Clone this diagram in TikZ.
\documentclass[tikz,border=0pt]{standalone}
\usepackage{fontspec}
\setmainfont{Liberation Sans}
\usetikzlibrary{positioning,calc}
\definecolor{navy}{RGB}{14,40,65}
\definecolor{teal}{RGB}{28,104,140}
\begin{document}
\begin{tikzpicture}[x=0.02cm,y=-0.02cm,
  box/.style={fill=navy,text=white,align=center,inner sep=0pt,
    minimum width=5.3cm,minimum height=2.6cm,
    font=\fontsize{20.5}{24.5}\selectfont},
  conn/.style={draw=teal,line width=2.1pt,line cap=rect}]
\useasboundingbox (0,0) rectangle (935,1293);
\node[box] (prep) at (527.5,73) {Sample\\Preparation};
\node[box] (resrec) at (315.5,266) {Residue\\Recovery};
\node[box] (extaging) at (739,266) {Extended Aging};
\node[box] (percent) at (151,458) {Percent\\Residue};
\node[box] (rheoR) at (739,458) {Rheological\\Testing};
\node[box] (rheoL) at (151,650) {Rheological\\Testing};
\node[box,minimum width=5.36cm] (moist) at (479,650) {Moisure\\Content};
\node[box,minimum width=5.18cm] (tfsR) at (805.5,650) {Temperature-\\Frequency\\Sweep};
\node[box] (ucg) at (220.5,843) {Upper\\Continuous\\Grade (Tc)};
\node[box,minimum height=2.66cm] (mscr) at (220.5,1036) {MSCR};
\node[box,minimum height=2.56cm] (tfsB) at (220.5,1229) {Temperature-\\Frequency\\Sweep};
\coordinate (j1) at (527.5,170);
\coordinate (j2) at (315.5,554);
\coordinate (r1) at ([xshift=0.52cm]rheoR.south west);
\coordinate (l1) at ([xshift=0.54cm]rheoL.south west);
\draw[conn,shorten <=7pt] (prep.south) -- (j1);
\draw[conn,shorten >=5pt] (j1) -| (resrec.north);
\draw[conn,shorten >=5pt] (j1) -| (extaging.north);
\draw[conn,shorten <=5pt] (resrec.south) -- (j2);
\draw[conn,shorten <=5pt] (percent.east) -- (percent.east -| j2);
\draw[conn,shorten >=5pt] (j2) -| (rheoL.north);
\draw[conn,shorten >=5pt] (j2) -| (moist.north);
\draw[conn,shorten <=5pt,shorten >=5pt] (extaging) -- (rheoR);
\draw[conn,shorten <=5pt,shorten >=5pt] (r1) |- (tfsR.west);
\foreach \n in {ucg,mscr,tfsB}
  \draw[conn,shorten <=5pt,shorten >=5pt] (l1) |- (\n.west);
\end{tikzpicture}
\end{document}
#####
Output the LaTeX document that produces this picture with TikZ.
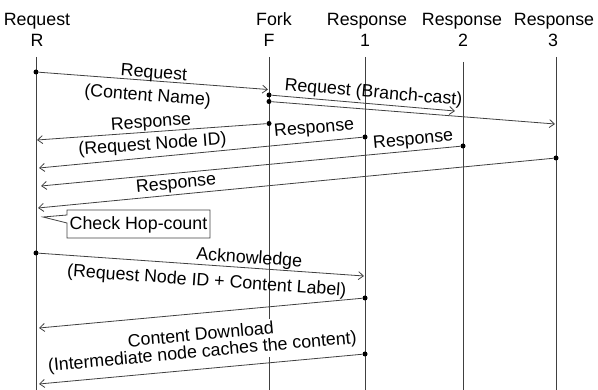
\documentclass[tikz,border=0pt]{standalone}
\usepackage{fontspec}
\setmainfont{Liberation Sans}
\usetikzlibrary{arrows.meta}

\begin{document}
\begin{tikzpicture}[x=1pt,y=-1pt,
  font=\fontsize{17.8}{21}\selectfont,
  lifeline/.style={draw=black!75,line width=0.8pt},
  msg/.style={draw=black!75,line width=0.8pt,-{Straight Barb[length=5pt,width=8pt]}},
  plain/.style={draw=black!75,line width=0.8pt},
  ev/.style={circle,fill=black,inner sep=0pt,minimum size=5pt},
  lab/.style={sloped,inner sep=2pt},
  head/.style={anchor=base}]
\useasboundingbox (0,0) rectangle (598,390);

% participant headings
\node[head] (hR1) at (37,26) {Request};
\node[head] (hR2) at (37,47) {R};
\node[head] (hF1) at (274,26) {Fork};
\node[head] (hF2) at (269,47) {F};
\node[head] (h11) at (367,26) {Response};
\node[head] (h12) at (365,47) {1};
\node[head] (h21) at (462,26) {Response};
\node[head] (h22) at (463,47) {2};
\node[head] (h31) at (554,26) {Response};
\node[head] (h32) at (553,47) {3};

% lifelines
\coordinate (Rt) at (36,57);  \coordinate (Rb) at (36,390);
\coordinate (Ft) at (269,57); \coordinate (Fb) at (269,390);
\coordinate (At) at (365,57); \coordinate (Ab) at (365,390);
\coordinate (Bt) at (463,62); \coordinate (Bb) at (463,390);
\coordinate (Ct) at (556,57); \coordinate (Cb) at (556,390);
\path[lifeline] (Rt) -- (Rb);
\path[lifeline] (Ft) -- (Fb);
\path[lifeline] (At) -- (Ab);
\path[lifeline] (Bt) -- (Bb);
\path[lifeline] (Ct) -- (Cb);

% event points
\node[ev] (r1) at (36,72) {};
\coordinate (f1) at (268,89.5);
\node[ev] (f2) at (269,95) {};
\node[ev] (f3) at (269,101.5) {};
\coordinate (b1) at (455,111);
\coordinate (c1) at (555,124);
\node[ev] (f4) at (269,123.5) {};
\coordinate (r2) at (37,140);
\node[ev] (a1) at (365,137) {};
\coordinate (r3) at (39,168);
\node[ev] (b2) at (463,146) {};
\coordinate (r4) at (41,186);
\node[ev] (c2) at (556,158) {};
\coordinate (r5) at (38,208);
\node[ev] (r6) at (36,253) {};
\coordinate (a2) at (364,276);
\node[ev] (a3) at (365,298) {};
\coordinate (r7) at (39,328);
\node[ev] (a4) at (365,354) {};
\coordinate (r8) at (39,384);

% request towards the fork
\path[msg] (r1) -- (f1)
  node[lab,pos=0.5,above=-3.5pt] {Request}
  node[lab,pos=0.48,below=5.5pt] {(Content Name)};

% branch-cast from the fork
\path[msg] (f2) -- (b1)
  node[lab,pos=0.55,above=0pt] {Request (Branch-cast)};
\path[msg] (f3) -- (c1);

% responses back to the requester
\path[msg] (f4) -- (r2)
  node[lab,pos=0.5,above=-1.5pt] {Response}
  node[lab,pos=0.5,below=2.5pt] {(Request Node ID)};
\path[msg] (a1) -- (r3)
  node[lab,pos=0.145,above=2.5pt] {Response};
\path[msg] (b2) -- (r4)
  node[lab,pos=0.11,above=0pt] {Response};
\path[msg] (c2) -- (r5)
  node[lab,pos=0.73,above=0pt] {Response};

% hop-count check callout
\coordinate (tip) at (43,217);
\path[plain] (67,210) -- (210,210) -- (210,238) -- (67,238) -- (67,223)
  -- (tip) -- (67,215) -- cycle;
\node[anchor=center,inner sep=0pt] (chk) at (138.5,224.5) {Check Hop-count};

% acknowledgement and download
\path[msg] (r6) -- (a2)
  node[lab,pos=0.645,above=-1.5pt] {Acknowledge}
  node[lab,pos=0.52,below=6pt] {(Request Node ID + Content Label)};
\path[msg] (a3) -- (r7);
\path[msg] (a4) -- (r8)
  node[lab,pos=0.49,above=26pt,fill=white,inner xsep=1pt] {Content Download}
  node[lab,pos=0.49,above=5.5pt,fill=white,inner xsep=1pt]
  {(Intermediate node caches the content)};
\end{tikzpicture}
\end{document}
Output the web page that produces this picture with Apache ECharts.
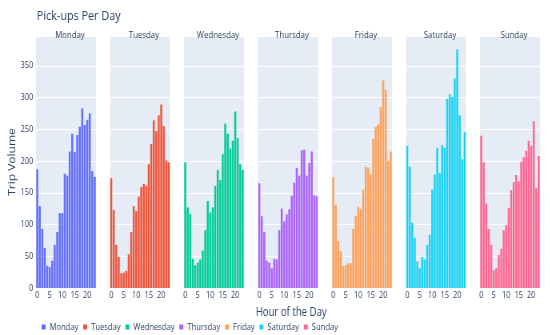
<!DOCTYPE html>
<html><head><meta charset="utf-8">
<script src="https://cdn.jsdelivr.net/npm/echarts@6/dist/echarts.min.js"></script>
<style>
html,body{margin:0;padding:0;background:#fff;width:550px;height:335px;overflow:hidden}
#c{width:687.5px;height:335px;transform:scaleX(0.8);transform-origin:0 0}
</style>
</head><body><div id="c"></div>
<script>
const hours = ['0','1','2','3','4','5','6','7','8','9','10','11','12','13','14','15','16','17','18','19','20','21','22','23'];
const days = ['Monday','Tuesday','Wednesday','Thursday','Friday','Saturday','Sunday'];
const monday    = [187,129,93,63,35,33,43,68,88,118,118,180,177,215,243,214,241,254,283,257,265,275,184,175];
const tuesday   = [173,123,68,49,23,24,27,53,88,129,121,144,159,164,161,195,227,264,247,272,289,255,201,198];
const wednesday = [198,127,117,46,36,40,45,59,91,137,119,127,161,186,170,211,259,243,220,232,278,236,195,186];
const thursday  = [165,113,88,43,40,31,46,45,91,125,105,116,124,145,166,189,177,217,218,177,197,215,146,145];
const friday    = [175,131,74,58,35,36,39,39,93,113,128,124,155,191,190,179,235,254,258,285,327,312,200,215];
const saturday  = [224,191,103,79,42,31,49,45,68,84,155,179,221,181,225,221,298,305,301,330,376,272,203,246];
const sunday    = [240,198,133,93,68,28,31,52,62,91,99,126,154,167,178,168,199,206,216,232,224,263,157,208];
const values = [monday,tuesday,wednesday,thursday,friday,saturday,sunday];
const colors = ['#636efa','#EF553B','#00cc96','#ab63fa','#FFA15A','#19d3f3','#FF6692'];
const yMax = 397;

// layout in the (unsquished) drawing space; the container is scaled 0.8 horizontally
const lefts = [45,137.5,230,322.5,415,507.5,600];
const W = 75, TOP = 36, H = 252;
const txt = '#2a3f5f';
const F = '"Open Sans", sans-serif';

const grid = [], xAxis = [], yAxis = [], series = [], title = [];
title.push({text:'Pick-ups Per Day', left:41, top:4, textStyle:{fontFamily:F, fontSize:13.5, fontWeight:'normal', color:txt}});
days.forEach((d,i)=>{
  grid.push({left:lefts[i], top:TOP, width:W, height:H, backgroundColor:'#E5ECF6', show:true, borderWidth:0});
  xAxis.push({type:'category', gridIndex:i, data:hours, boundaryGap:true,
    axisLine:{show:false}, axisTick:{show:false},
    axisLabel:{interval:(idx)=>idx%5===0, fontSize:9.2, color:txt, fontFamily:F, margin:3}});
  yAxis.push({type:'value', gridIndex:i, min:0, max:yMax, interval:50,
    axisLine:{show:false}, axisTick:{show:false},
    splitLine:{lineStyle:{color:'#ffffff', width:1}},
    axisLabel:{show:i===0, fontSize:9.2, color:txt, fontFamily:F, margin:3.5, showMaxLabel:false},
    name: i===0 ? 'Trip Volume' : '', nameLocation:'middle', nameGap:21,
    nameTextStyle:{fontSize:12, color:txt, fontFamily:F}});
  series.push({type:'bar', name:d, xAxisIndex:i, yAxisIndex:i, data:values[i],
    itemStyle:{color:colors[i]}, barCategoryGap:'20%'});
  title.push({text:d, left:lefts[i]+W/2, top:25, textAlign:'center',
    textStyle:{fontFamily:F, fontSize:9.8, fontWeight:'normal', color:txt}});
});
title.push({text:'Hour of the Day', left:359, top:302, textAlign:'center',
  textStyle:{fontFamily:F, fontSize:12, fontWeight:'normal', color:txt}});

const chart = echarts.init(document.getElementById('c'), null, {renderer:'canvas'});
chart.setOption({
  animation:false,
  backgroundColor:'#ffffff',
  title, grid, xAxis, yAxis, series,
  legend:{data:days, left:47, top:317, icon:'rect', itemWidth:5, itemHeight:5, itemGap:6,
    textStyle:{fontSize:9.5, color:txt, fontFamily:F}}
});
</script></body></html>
#####
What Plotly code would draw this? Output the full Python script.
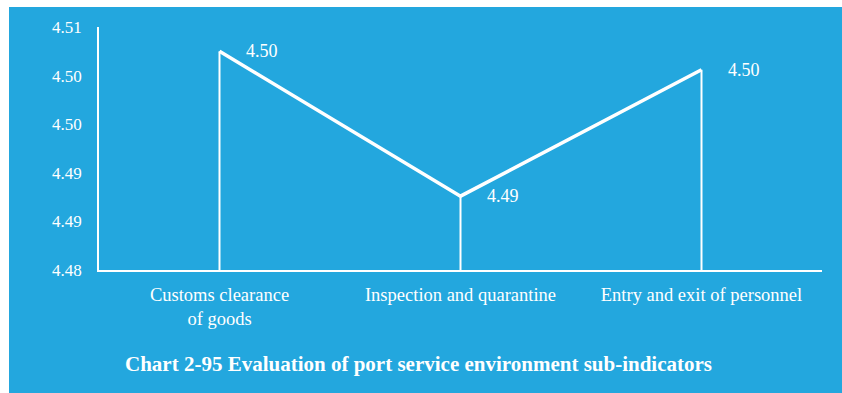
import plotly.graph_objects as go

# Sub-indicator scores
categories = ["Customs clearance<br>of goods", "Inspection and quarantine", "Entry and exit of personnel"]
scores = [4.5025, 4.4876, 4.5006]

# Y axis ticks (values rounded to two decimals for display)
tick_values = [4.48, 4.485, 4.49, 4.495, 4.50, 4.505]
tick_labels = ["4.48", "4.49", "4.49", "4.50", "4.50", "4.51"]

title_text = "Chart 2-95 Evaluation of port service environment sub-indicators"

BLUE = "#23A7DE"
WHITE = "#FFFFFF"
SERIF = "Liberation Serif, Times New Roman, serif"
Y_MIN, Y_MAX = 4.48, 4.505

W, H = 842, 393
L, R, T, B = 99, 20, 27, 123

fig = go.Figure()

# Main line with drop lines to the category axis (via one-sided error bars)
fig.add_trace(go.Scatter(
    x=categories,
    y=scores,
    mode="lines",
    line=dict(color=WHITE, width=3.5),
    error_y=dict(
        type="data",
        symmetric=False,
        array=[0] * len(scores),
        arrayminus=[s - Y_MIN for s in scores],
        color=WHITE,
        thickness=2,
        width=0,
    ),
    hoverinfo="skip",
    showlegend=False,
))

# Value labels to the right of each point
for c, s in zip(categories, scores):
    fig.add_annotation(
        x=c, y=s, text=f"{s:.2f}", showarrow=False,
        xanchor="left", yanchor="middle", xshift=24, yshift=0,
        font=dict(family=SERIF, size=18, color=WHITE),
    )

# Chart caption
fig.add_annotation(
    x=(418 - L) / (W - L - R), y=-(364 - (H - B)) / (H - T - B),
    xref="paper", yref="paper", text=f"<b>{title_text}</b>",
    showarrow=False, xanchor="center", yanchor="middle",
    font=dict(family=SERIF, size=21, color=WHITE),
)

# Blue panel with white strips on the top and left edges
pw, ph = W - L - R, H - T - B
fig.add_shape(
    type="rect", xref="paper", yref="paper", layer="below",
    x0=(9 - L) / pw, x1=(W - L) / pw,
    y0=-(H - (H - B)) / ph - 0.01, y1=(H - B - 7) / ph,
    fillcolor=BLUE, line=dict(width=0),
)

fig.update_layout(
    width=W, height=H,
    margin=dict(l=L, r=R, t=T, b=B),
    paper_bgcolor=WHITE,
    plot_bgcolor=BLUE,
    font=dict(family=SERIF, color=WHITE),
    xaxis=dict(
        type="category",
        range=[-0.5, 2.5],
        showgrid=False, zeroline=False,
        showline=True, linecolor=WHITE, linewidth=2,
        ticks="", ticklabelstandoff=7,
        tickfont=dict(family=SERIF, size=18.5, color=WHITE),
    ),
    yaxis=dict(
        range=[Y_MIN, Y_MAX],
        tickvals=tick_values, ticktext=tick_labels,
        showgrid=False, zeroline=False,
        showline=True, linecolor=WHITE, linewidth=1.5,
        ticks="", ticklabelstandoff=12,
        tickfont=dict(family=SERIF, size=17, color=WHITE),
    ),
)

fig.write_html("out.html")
#####
▸ **Goal**: Pictures should be left out. Retype only the run of lines from the line containing "What Plotly code" to the line containing "2-95 Evaluation of", inclusive.

▸ **Response to this exercise**:
What Plotly code would draw this? Output the full Python script.
import plotly.graph_objects as go

# Sub-indicator scores
categories = ["Customs clearance<br>of goods", "Inspection and quarantine", "Entry and exit of personnel"]
scores = [4.5025, 4.4876, 4.5006]

# Y axis ticks (values rounded to two decimals for display)
tick_values = [4.48, 4.485, 4.49, 4.495, 4.50, 4.505]
tick_labels = ["4.48", "4.49", "4.49", "4.50", "4.50", "4.51"]

title_text = "Chart 2-95 Evaluation of port service environment sub-indicators"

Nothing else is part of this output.